Estimating achievement using the pattern of predicted grades at applicant level and the university/course/offer condition choices of the applicant could do well in different situations. It would probably be strong if course/offer choice gives a powerful signal of the applicant’s view of their own ability or indicates their ambition to get into a desirable course against a demanding offer. It would also do well if the context of information across a set of predictions is useful (if the A in predicted A*A*A is more secure than the one in predicted ACC). Both of these circumstances did seem true in the cases we looked at. And it will work better for larger universities.

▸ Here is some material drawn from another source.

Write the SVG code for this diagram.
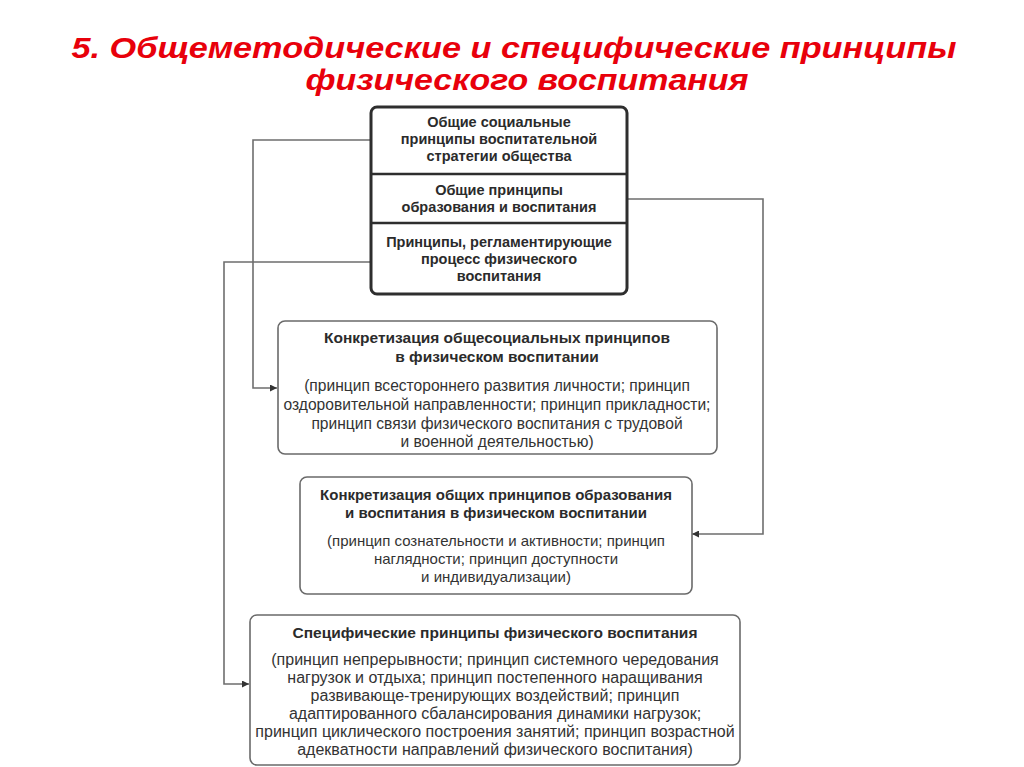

This approach also has the advantage that no further information is needed. Some universities might feel it was in their applicants’ best interests to take one aspect of the uncertainty for the coming months away, whether they have a place or not, given them longer to think about whether they want to take it or an alternative up. This method allows this, most readily for those who can be shown to be almost certain to have gained entry in a “normal” year. Universities are much more intimately connected to the hopes and anxieties of offer holders than central government, and we think their judgements on how best to support applicants in this cycle should merit some weight accordingly.
So not having exam awarded grades need not be the problem it first appears, especially if you believe that even exams are a clouded mirror of what you really want to recruit on. The provision of calculated grades across all qualifications is going to underwrite admissions this cycle. But its different objectives, and its novelty, unavoidable introduce a bit more uncertainty than usual.
Universities already hold valuable data on how well their particular offer holders would probably have done under an exam-awarded system. Data which, at least in the cases we’ve looked at, can closely replicates a “normal” year. It wouldn’t work or be necessary in all circumstances. But for some it could give some early benchmarks, alternative perspectives and potential triangulation to aid preparations as the results come in.